Short task: Emit the data below verbatim, stripping out any pictures.

Data shown:
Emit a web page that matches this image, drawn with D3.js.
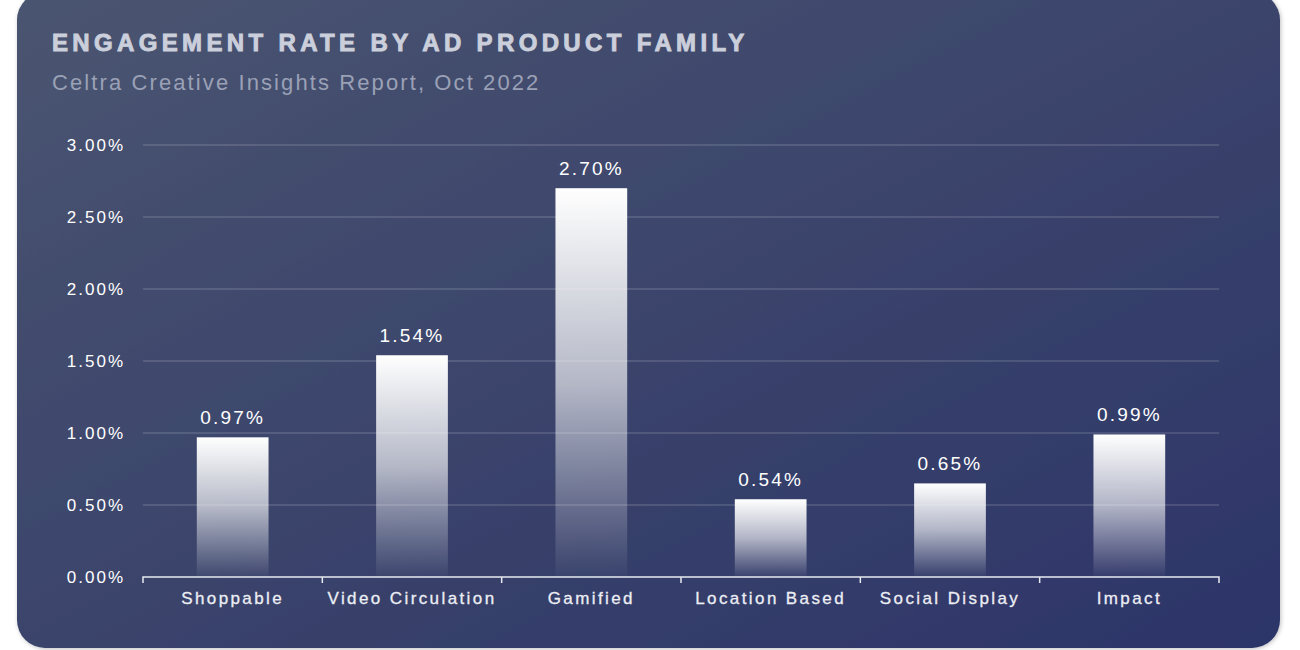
<!DOCTYPE html>
<html><head><meta charset="utf-8">
<script src="https://cdn.jsdelivr.net/npm/d3@7"></script>
<style>html,body{margin:0;padding:0;background:#fff;}svg{display:block;}</style>
</head><body>
<svg id="chart" width="1300" height="650"></svg>
<script>
const categories = ["Shoppable","Video Circulation","Gamified","Location Based","Social Display","Impact"];
const values = [0.97,1.54,2.70,0.54,0.65,0.99];
const yTicks = [0,0.5,1.0,1.5,2.0,2.5,3.0];
const title = "ENGAGEMENT RATE BY AD PRODUCT FAMILY";
const subtitle = "Celtra Creative Insights Report, Oct 2022";

const svg = d3.select("#chart");
const defs = svg.append("defs");
const bg = defs.append("linearGradient").attr("id","bg").attr("x1",0).attr("y1",0).attr("x2",1).attr("y2",1);
bg.append("stop").attr("offset","0%").attr("stop-color","#4a5570");
bg.append("stop").attr("offset","100%").attr("stop-color","#2c3468");
const bar = defs.append("linearGradient").attr("id","bar").attr("x1",0).attr("y1",0).attr("x2",0).attr("y2",1);
bar.append("stop").attr("offset","0%").attr("stop-color","#ffffff").attr("stop-opacity",1);
bar.append("stop").attr("offset","50%").attr("stop-color","#ffffff").attr("stop-opacity",0.62);
bar.append("stop").attr("offset","100%").attr("stop-color","#ffffff").attr("stop-opacity",0.02);
const sh = defs.append("filter").attr("id","sh").attr("x","-5%").attr("y","-5%").attr("width","110%").attr("height","110%");
sh.append("feDropShadow").attr("dx",1).attr("dy",1).attr("stdDeviation",2).attr("flood-color","#000").attr("flood-opacity",0.25);

svg.append("rect").attr("x",17).attr("y",-8).attr("width",1263).attr("height",656).attr("rx",28)
  .attr("fill","url(#bg)").attr("filter","url(#sh)");

const font = "Liberation Sans, Arial, sans-serif";
svg.append("text").attr("x",52).attr("y",51).text(title)
  .attr("font-family",font).attr("font-weight","bold").attr("font-size",24)
  .attr("letter-spacing",4.35).attr("fill","#cbcfdb").attr("stroke","#cbcfdb").attr("stroke-width",0.9);
svg.append("text").attr("x",52).attr("y",90).text(subtitle)
  .attr("font-family",font).attr("font-size",22)
  .attr("letter-spacing",2.1).attr("fill","#9aa1b6");

const x = d3.scaleBand().domain(categories).range([143,1219]).paddingInner(0.6).paddingOuter(0.3);
const y = d3.scaleLinear().domain([0,3]).range([577,145]);

// bars
svg.append("g").selectAll("rect").data(values).join("rect")
  .attr("x",(d,i)=>x(categories[i])).attr("width",x.bandwidth())
  .attr("y",d=>y(d)).attr("height",d=>y(0)-y(d)).attr("fill","url(#bar)");

// gridlines
svg.append("g").selectAll("line").data(yTicks.slice(1)).join("line")
  .attr("x1",143).attr("x2",1219).attr("y1",d=>y(d)).attr("y2",d=>y(d))
  .attr("stroke","#ffffff").attr("stroke-opacity",0.25).attr("stroke-width",1);

// y axis labels
const yAxis = d3.axisLeft(y).tickValues(yTicks).tickFormat(d=>d.toFixed(2)+"%").tickSize(0).tickPadding(18);
const gy = svg.append("g").attr("transform","translate(143,0)").call(yAxis);
gy.select(".domain").remove();
gy.selectAll("text").attr("font-family",font).attr("font-size",17).attr("letter-spacing",2).attr("fill","#ffffff").attr("dy","0.35em");

// x axis
const gx = svg.append("g").attr("transform","translate(0,577)");
const xAxis = d3.axisBottom(x).tickSize(0).tickPadding(13);
gx.call(xAxis);
gx.select(".domain").attr("d","M143,6V0H1219V6").attr("stroke","#e8eaf0").attr("stroke-width",1.5).attr("fill","none");
gx.selectAll(".tick text").attr("font-family",font).attr("font-size",17).attr("letter-spacing",2.4).attr("fill","#eceef4").attr("stroke","#eceef4").attr("stroke-width",0.3).attr("dy","0.8em");
const step = x.step();
const edges = d3.range(1,categories.length).map(i=>x(categories[i]) - x.paddingInner()*step/2);
gx.append("g").selectAll("line").data(edges).join("line")
  .attr("x1",d=>d).attr("x2",d=>d).attr("y1",0).attr("y2",6).attr("stroke","#e8eaf0").attr("stroke-width",1.5);

// value labels
svg.append("g").selectAll("text").data(values).join("text")
  .attr("x",(d,i)=>x(categories[i])+x.bandwidth()/2).attr("y",d=>y(d)-13)
  .attr("text-anchor","middle").text(d=>d.toFixed(2)+"%")
  .attr("font-family",font).attr("font-size",19).attr("letter-spacing",2.2).attr("fill","#ffffff");
</script>
</body></html>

Expected answer:
Emit a web page that matches this image, drawn with D3.js.
<!DOCTYPE html>
<html><head><meta charset="utf-8">
<script src="https://cdn.jsdelivr.net/npm/d3@7"></script>
<style>html,body{margin:0;padding:0;background:#fff;}svg{display:block;}</style>
</head><body>
<svg id="chart" width="1300" height="650"></svg>
<script>
const categories = ["Shoppable","Video Circulation","Gamified","Location Based","Social Display","Impact"];
const values = [0.97,1.54,2.70,0.54,0.65,0.99];
const yTicks = [0,0.5,1.0,1.5,2.0,2.5,3.0];
const title = "ENGAGEMENT RATE BY AD PRODUCT FAMILY";
const subtitle = "Celtra Creative Insights Report, Oct 2022";

const svg = d3.select("#chart");
const defs = svg.append("defs");
const bg = defs.append("linearGradient").attr("id","bg").attr("x1",0).attr("y1",0).attr("x2",1).attr("y2",1);
bg.append("stop").attr("offset","0%").attr("stop-color","#4a5570");
bg.append("stop").attr("offset","100%").attr("stop-color","#2c3468");
const bar = defs.append("linearGradient").attr("id","bar").attr("x1",0).attr("y1",0).attr("x2",0).attr("y2",1);
bar.append("stop").attr("offset","0%").attr("stop-color","#ffffff").attr("stop-opacity",1);
bar.append("stop").attr("offset","50%").attr("stop-color","#ffffff").attr("stop-opacity",0.62);
bar.append("stop").attr("offset","100%").attr("stop-color","#ffffff").attr("stop-opacity",0.02);
const sh = defs.append("filter").attr("id","sh").attr("x","-5%").attr("y","-5%").attr("width","110%").attr("height","110%");
sh.append("feDropShadow").attr("dx",1).attr("dy",1).attr("stdDeviation",2).attr("flood-color","#000").attr("flood-opacity",0.25);

svg.append("rect").attr("x",17).attr("y",-8).attr("width",1263).attr("height",656).attr("rx",28)
  .attr("fill","url(#bg)").attr("filter","url(#sh)");

const font = "Liberation Sans, Arial, sans-serif";
svg.append("text").attr("x",52).attr("y",51).text(title)
  .attr("font-family",font).attr("font-weight","bold").attr("font-size",24)
  .attr("letter-spacing",4.35).attr("fill","#cbcfdb").attr("stroke","#cbcfdb").attr("stroke-width",0.9);
svg.append("text").attr("x",52).attr("y",90).text(subtitle)
  .attr("font-family",font).attr("font-size",22)
  .attr("letter-spacing",2.1).attr("fill","#9aa1b6");

const x = d3.scaleBand().domain(categories).range([143,1219]).paddingInner(0.6).paddingOuter(0.3);
const y = d3.scaleLinear().domain([0,3]).range([577,145]);

// bars
svg.append("g").selectAll("rect").data(values).join("rect")
  .attr("x",(d,i)=>x(categories[i])).attr("width",x.bandwidth())
  .attr("y",d=>y(d)).attr("height",d=>y(0)-y(d)).attr("fill","url(#bar)");

// gridlines
svg.append("g").selectAll("line").data(yTicks.slice(1)).join("line")
  .attr("x1",143).attr("x2",1219).attr("y1",d=>y(d)).attr("y2",d=>y(d))
  .attr("stroke","#ffffff").attr("stroke-opacity",0.25).attr("stroke-width",1);

// y axis labels
const yAxis = d3.axisLeft(y).tickValues(yTicks).tickFormat(d=>d.toFixed(2)+"%").tickSize(0).tickPadding(18);
const gy = svg.append("g").attr("transform","translate(143,0)").call(yAxis);
gy.select(".domain").remove();
gy.selectAll("text").attr("font-family",font).attr("font-size",17).attr("letter-spacing",2).attr("fill","#ffffff").attr("dy","0.35em");

// x axis
const gx = svg.append("g").attr("transform","translate(0,577)");
const xAxis = d3.axisBottom(x).tickSize(0).tickPadding(13);
gx.call(xAxis);
gx.select(".domain").attr("d","M143,6V0H1219V6").attr("stroke","#e8eaf0").attr("stroke-width",1.5).attr("fill","none");
gx.selectAll(".tick text").attr("font-family",font).attr("font-size",17).attr("letter-spacing",2.4).attr("fill","#eceef4").attr("stroke","#eceef4").attr("stroke-width",0.3).attr("dy","0.8em");
const step = x.step();
const edges = d3.range(1,categories.length).map(i=>x(categories[i]) - x.paddingInner()*step/2);
gx.append("g").selectAll("line").data(edges).join("line")
  .attr("x1",d=>d).attr("x2",d=>d).attr("y1",0).attr("y2",6).attr("stroke","#e8eaf0").attr("stroke-width",1.5);

// value labels
svg.append("g").selectAll("text").data(values).join("text")
  .attr("x",(d,i)=>x(categories[i])+x.bandwidth()/2).attr("y",d=>y(d)-13)
  .attr("text-anchor","middle").text(d=>d.toFixed(2)+"%")
  .attr("font-family",font).attr("font-size",19).attr("letter-spacing",2.2).attr("fill","#ffffff");
</script>
</body></html>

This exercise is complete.